You’re given strings J representing the types of stones that are jewels, and S representing the stones you have. Each character in S is a type of stone you have. You want to know how many of the stones you have are also jewels.

The letters in J are guaranteed distinct, and all characters in J and S are letters. Letters are case sensitive, so “a” is considered a different type of stone from “A”.

Example 1:

Input: J = "aA", S = "aAAbbbb"
Output: 3

Example 2:

Input: J = "z", S = "ZZ"
Output: 0

Note:

S and J will consist of letters and have length at most 50.
The characters in J are distinct.

题目大意

J里面的每个字符是个宝石，保证不重复。S中的每个字符是一个石头，有可能出现重复。统计有多少个石头恰好也是宝石。

解题方法

数组count

因为J里的元素是独一无二的，所以只要数一数S中出现了多少个j就行了。不需要用set().

时间复杂度是O(MN)，空间复杂度是O(1)。M是J长度，N是S长度。

class Solution(object):
    def numJewelsInStones(self, J, S):
        """
        :type J: str
        :type S: str
        :rtype: int
        """
        return sum(S.count(j) for j in J)

字典Counter

先用Counter保存每个字母出现的次数，然后由于J里面的字符是不重复的，所以直接遍历，然后统计其中的每个字符在S中出现的次数就行了。

时间复杂度是O(MN)，空间复杂度是O(N)。
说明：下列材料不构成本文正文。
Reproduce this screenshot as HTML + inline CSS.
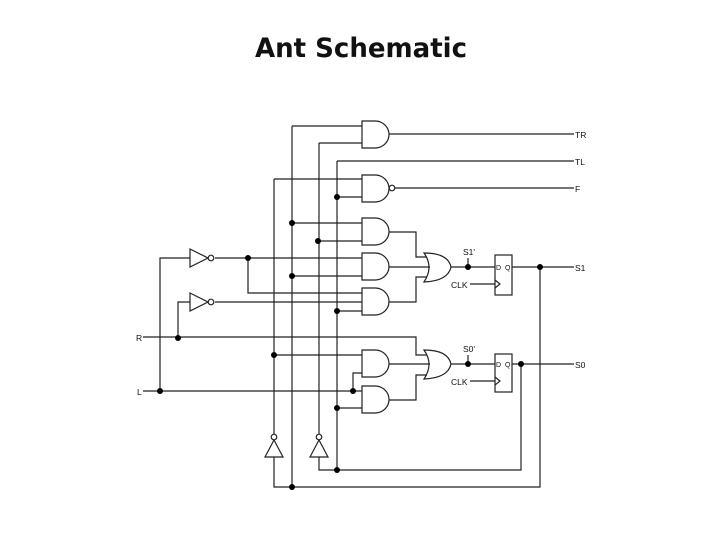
<!DOCTYPE html>
<html><head><meta charset="utf-8"><style>
html,body{margin:0;padding:0;background:#fff;}
svg{display:block}
text{font-family:"Liberation Sans",Arial,sans-serif;}
</style></head><body>
<svg width="720" height="540" viewBox="0 0 720 540" xmlns="http://www.w3.org/2000/svg">
<rect width="720" height="540" fill="#fff"/>
<text x="255" y="57" font-size="27" font-weight="bold" textLength="212" lengthAdjust="spacingAndGlyphs" fill="#111" style="font-family:'DejaVu Sans',sans-serif">Ant Schematic</text>
<defs>
<path id="and" d="M0,0 H13 A14,13.5 0 0 1 13,27 H0 Z"/>
</defs>
<g stroke="#222" stroke-width="1.2" fill="none">
<path d="M292,126 V487"/>
<path d="M319,143 V437"/>
<path d="M337,161 V470"/>
<path d="M274,179 V437"/>
<path d="M274,457 V487 H540 V267"/>
<path d="M319,457 V470 H521 V364"/>
<path d="M292,126 H362 M319,143 H362"/>
<use href="#and" x="362" y="121"/>
<path d="M389,134 H574"/>
<path d="M337,161 H574"/>
<path d="M274,179 H362 M337,197 H362"/>
<use href="#and" x="362" y="175"/>
<circle cx="392" cy="188" r="2.8" fill="#fff"/>
<path d="M395,188 H574"/>
<path d="M292,223 H362 M319,241 H362"/>
<use href="#and" x="362" y="218"/>
<path d="M389,232 H416 V257 H427"/>
<path d="M160,391 V258 H190 M215,258 H362 M292,276 H362"/>
<use href="#and" x="362" y="253"/>
<path d="M389,267 H430"/>
<path d="M190,249 L208,258 L190,267 Z"/>
<circle cx="211" cy="258" r="2.8" fill="#fff"/>
<path d="M178,338 V302 H190 M215,302 H362"/>
<path d="M190,293 L208,302 L190,311 Z"/>
<circle cx="211" cy="302" r="2.8" fill="#fff"/>
<path d="M248,258 V293 H362 M337,311 H362"/>
<use href="#and" x="362" y="288"/>
<path d="M389,302 H416 V277 H427"/>
<path d="M424,253 Q448,253 451,267 Q448,281 424,282 Q434,267 424,253 Z"/>
<path d="M451,267 H495"/>
<path d="M468,258 V267"/>
<rect x="495" y="255" width="17" height="40"/>
<path d="M470,284 H495 M495,280 L500,284 L495,288"/>
<path d="M512,267 H574"/>
<path d="M143,337 H416 V355 H427"/>
<path d="M274,355 H362 M353,391 V373 H362"/>
<use href="#and" x="362" y="350"/>
<path d="M389,364 H430"/>
<path d="M143,391 H362 M337,408 H362"/>
<use href="#and" x="362" y="386"/>
<path d="M389,400 H416 V375 H427"/>
<path d="M424,350 Q448,350 451,364 Q448,378 424,379 Q434,364 424,350 Z"/>
<path d="M451,364 H495"/>
<path d="M468,355 V364"/>
<rect x="495" y="354" width="17" height="38"/>
<path d="M470,381 H495 M495,377 L500,381 L495,385"/>
<path d="M512,364 H574"/>
<path d="M265,457 L274,440 L283,457 Z"/>
<circle cx="274" cy="437" r="2.8" fill="#fff"/>
<path d="M310,457 L319,440 L328,457 Z"/>
<circle cx="319" cy="437" r="2.8" fill="#fff"/>
</g>
<g fill="#000">
<circle cx="337" cy="197" r="3"/>
<circle cx="292" cy="223" r="3"/>
<circle cx="318" cy="241" r="3"/>
<circle cx="248" cy="258" r="3"/>
<circle cx="292" cy="276" r="3"/>
<circle cx="337" cy="311" r="3"/>
<circle cx="178" cy="338" r="3"/>
<circle cx="274" cy="355" r="3"/>
<circle cx="160" cy="391" r="3"/>
<circle cx="353" cy="391" r="3"/>
<circle cx="337" cy="408" r="3"/>
<circle cx="337" cy="470" r="3"/>
<circle cx="292" cy="487" r="3"/>
<circle cx="468" cy="267" r="3"/>
<circle cx="540" cy="267" r="3"/>
<circle cx="468" cy="364" r="3"/>
<circle cx="521" cy="364" r="3"/>
</g>
<g font-size="8.5" fill="#111">
<text x="575" y="138">TR</text>
<text x="575" y="165">TL</text>
<text x="575" y="192">F</text>
<text x="575" y="271">S1</text>
<text x="575" y="368">S0</text>
<text x="136" y="341">R</text>
<text x="137" y="395">L</text>
<text x="463" y="255">S1'</text>
<text x="463" y="352">S0'</text>
<text x="451" y="288">CLK</text>
<text x="451" y="385">CLK</text>
<text x="496" y="270" font-size="7">D</text>
<text x="505" y="270" font-size="7">Q</text>
<text x="496" y="367" font-size="7">D</text>
<text x="505" y="367" font-size="7">Q</text>
</g>
</svg>
</body></html>
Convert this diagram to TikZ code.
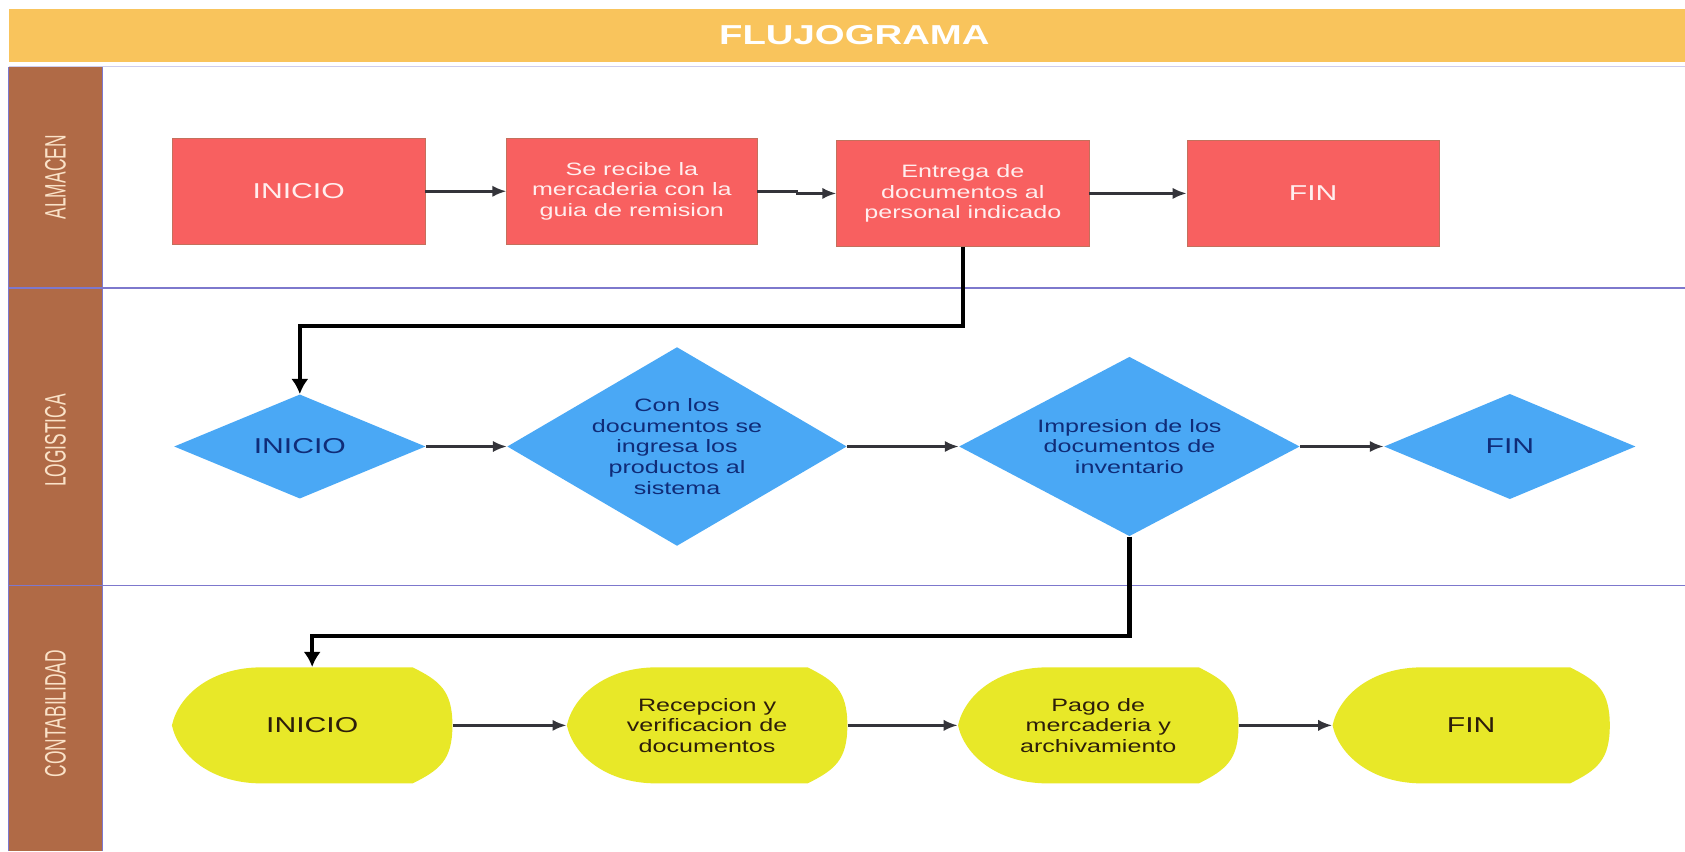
\documentclass[tikz,border=0pt]{standalone}
\usepackage{fontspec}
\usepackage{graphicx}
\usetikzlibrary{arrows.meta,shapes.geometric,calc}
\newfontfamily\flowfont{Liberation Sans}[FakeStretch=1.4]
\newfontfamily\lanefont{Liberation Sans}
\definecolor{titlebar}{RGB}{249,196,92}
\definecolor{lanebrown}{RGB}{176,106,70}
\definecolor{lanetxt}{RGB}{250,226,200}
\definecolor{laneline}{RGB}{125,120,205}
\definecolor{lanetop}{RGB}{205,205,238}
\definecolor{boxred}{RGB}{248,96,96}
\definecolor{boxedge}{RGB}{196,112,92}
\definecolor{redtxt}{RGB}{255,238,238}
\definecolor{boxblue}{RGB}{74,168,245}
\definecolor{bluetxt}{RGB}{16,44,120}
\definecolor{boxyellow}{RGB}{232,232,40}
\definecolor{yellowtxt}{RGB}{45,30,10}
\definecolor{flowgray}{RGB}{52,52,58}

\begin{document}
\begin{tikzpicture}[>={Latex[length=2.6mm,width=2.1mm]}]

        \useasboundingbox (0,0) rectangle (31.36,15.84);

        \def\dispshape{\fill[boxyellow] ($(path picture bounding box.north west)+(1.67,0)$)
            -- ($(path picture bounding box.north east)+(-0.74,0)$)
            .. controls +(0.5,-0.25) and +(0,0.65) .. (path picture bounding box.east)
            .. controls +(0,-0.65) and +(0.5,0.25) .. ($(path picture bounding box.south east)+(-0.74,0)$)
            -- ($(path picture bounding box.south west)+(1.67,0)$)
            .. controls +(-0.95,0) and +(0.12,-0.55) .. (path picture bounding box.west)
            .. controls +(0.12,0.55) and +(-0.95,0) .. ($(path picture bounding box.north west)+(1.67,0)$)
            -- cycle;}
        \tikzstyle{redbox}=[rectangle, fill=boxred, draw=boxedge, line width=0.3pt, minimum width=4.7cm, minimum height=1.98cm, inner sep=0pt, text=redtxt, align=center, font=\flowfont\fontsize{9.5}{11}\selectfont]
        \tikzstyle{bluedia}=[diamond, fill=boxblue, inner sep=0pt, text=bluetxt, align=center, font=\flowfont\fontsize{9.5}{11}\selectfont]
        \tikzstyle{yelldisp}=[rectangle, fill=white, minimum width=5.22cm, minimum height=2.16cm, inner sep=0pt, text=yellowtxt, align=center, font=\flowfont\fontsize{9.5}{11}\selectfont, path picture={\dispshape}]
        \tikzstyle{big}=[font=\flowfont\fontsize{11.4}{13}\selectfont]
        \tikzstyle{lanetext}=[rotate=90, text=lanetxt, font=\lanefont\fontsize{9.2}{11}\selectfont]

        % title and lanes
        \fill[titlebar] (0.16,14.68) rectangle (31.36,15.68);
        \node (title) at (15.9,15.18) {\flowfont\fontsize{14.5}{16}\selectfont\bfseries\color{white}FLUJOGRAMA};
        \fill[lanebrown] (0.16,0) rectangle (1.9,14.6);
        \begin{scope}[line width=0.6pt]
        \draw[lanetop]  (0.16,14.6) -- (31.36,14.6);
        \draw[laneline] (0.16,10.48) -- (31.36,10.48);
        \draw[laneline] (0.16,4.94) -- (31.36,4.94);
        \draw[laneline] (0.16,0) -- (0.16,14.6);
        \draw[laneline] (1.9,0) -- (1.9,14.6);
        \end{scope}

        \foreach \y/\t/\n in {12.54/ALMACEN/almacen, 7.64/LOGISTICA/logistica, 2.56/CONTABILIDAD/contabilidad}
            \node (\n) [lanetext] at (1.03,\y) {\scalebox{1}[1.7]{\t}};

        % almacen
        \node (a1) [redbox,big] at (5.56,12.28) {INICIO};
        \node (a2) [redbox, minimum width=4.66cm] at (11.76,12.28) {Se recibe la\\mercaderia con la\\guia de remision};
        \node (a3) [redbox] at (17.92,12.24) {Entrega de\\documentos al\\personal indicado};
        \node (a4) [redbox,big] at (24.44,12.24) {FIN};

        % logistica
        \node (b1) [bluedia,big,aspect=2.4,minimum width=4.68cm,minimum height=1.94cm] at (5.58,7.53) {INICIO};
        \node (b2) [bluedia,aspect=1.7,minimum width=6.32cm,minimum height=3.7cm] at (12.6,7.53) {Con los\\documentos se\\ingresa los\\productos al\\sistema};
        \node (b3) [bluedia,aspect=1.9,minimum width=6.34cm,minimum height=3.34cm] at (21.02,7.53) {Impresion de los\\documentos de\\inventario};
        \node (b4) [bluedia,big,aspect=2.4,minimum width=4.68cm,minimum height=1.96cm] at (28.1,7.53) {FIN};

        % contabilidad
        \node (c1) [yelldisp,big] at (5.81,2.34) {INICIO};
        \node (c2) [yelldisp] at (13.16,2.34) {Recepcion y\\verificacion de\\documentos};
        \node (c3) [yelldisp] at (20.44,2.34) {Pago de\\mercaderia y\\archivamiento};
        \node (c4) [yelldisp,big,minimum width=5.16cm] at (27.38,2.34) {FIN};

        \begin{scope}[line width=1.3pt, flowgray]
        \draw[->] (a1.east) -- (a2.west);
        \draw[->] (a2.east) -- ++(0.74,0) |- (a3.west);
        \draw[->] (a3.east) -- (a4.west);
        \draw[->] (b1.east) -- (b2.west);
        \draw[->] (b2.east) -- (b3.west);
        \draw[->] (b3.east) -- (b4.west);
        \draw[->] (c1.east) -- (c2.west);
        \draw[->] (c2.east) -- (c3.west);
        \draw[->] (c3.east) -- (c4.west);
        \end{scope}

        \begin{scope}[line width=2.2pt, >={Latex[length=2.8mm,width=3.2mm]}]
        \draw[->] (a3.south) -- ++(0,-1.47) -| (b1.north);
        \draw[->] (b3.south) -- ++(0,-1.85) -| (c1.north);
        \end{scope}

\end{tikzpicture}
\end{document}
M是J长度，N是S长度。

class Solution:
    def numJewelsInStones(self, J, S):
        """
        :type J: str
        :type S: str
        :rtype: int
        """
        sCount = collections.Counter(S)
        res = 0
        for j in J:
            res += sCount[j]
        return res